The pivotal role of Tonto, The Lone Ranger’s “kemosabe,” went to Jay Silverheels, a Canadian actor and later an Indian activist. The pair of them visually struck one of the most perfect looks in all of TV history.
Rounding out the series was Silver, a magnificent white stallion who quickly took his place alongside the great cowboy hero horses in pop history. Silver even had his own comic book!
The actual TV adventures were simple and somewhat formulaic with Moore often being given a chance to have fun in a secondary role as a doddering old prospector character the Ranger regularly used as a disguise. These were the only times the actor was seen without a mask on the series.
More important than the writing here, though, were the characters themselves, the Masked man and his faithful Indian companion, painlessly teaching concepts of justice, friendship and right and wrong to kids everywhere.
At the height of the show’s popularity, they made the feature film. THE LONE RANGER AND THE LOST CITY OF GOLD, however, was a lower-budgeted follow-up after the series had gone off the air after its eight season run.
Moore continued to appear as the Ranger in a few guest roles, in commercials (including famously with Silverheels in Stan Freberg’s mid-sixties pizza rolls ad) and in personal appearances. Like William Boyd before him, the actor had so thoroughly embraced the ideals of the iconic role that he , for all intents and purposes, became The Lone Ranger, never appearing in any other acting role again.
There was a big to-do over all that in the early 1980’s when the feature film THE LEGEND OF THE LONE RANGER was coming out and Clayton Moore was hit by a cease and desist order from the trademark holders, saying he had to stop wearing the mask in public. Moore, for a time switching to mask-like Foster-Grant sunglasses, stood up to them and his by then grown Baby Boomer fans backed him up as he took it to court! There were even petitions passed around about refusing to see the new movie. I signed one and have not seen it to this very day.
In fact, if someone passes one around I may sign one saying I won’t see the seemingly misguided new Disney version in 2012—the one with Johnny Depp’s Tonto wearing a bird on his head for no apparent reason.
The best part of all of that publicity, though, was that the original TV series was revived on cable and I was finally able to see hundreds of episodes!

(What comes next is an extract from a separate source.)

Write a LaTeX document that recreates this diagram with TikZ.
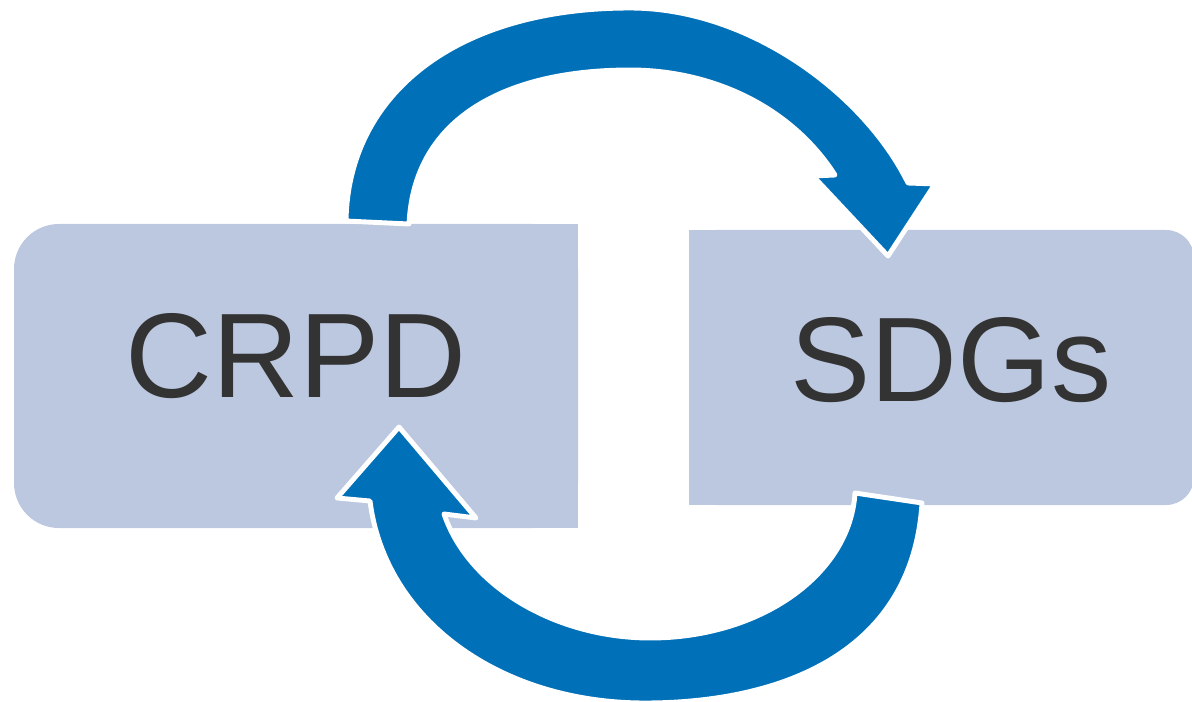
\documentclass[tikz,border=0pt]{standalone}
\usepackage{fontspec}
\setmainfont{Liberation Sans}
\definecolor{panelblue}{RGB}{188,200,224}
\definecolor{arrowblue}{RGB}{0,112,184}
\definecolor{textgray}{RGB}{51,51,51}

\begin{document}
\begin{tikzpicture}[x = 0.02cm, y = -0.02cm,
                    panel/.style = {fill = panelblue},
                    turn/.style = {fill = arrowblue, draw = white, line width = 2.8pt, line join = round},
                    word/.style = {anchor = base, text = textgray, inner sep = 0pt,
                                   font = \fontsize{68.5}{80}\selectfont}]
      \useasboundingbox (0, 0) rectangle (1192, 702);

      \fill [panel, rounded corners = 0.9cm] (14, 224) rectangle (578, 528);
      \fill [panel] (300, 224) rectangle (578, 528);
      \fill [panel, rounded corners = 0.56cm] (689, 230) rectangle (1194, 505);
      \fill [panel] (689, 230) rectangle (900, 505);

      \node [word] (crpd) at (296, 397) {CRPD};
      \node [word] (sdgs) at (951, 401) {SDGs};

      \filldraw [turn] (346, 221) .. controls (348, 95) and (455, 8) .. (630, 8)
            .. controls (750, 8) and (865, 95) .. (908, 183)
            -- (935, 184) -- (888, 256) -- (813, 176) -- (835, 175)
            .. controls (790, 105) and (710, 70) .. (630, 70)
            .. controls (510, 70) and (414, 115) .. (409, 224) -- cycle;

      \filldraw [turn] (922, 503) .. controls (912, 660) and (770, 703) .. (645, 703)
            .. controls (500, 703) and (385, 620) .. (370, 501)
            -- (337, 498) -- (399, 427) -- (476, 518) -- (444, 514)
            .. controls (470, 590) and (560, 638) .. (650, 638)
            .. controls (760, 638) and (850, 575) .. (855, 493) -- cycle;
\end{tikzpicture}
\end{document}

In the late 1990’s, I was privileged to meet Fred Foy, the announcer on both the later radio series as well as the now-classic television version. My wife and I had dinner with him one evening. Mainly, we discussed his time as announcer on THE DICK CAVETT SHOW in the sixties. The next day I got to appear on stage with him in a re-creation of a 1954 radio episode. The best part, though, was when I told him I loved the Lone Ranger so much at age 16, even though I'd never seen a lot of episodes, that I broke into my own house to watch it!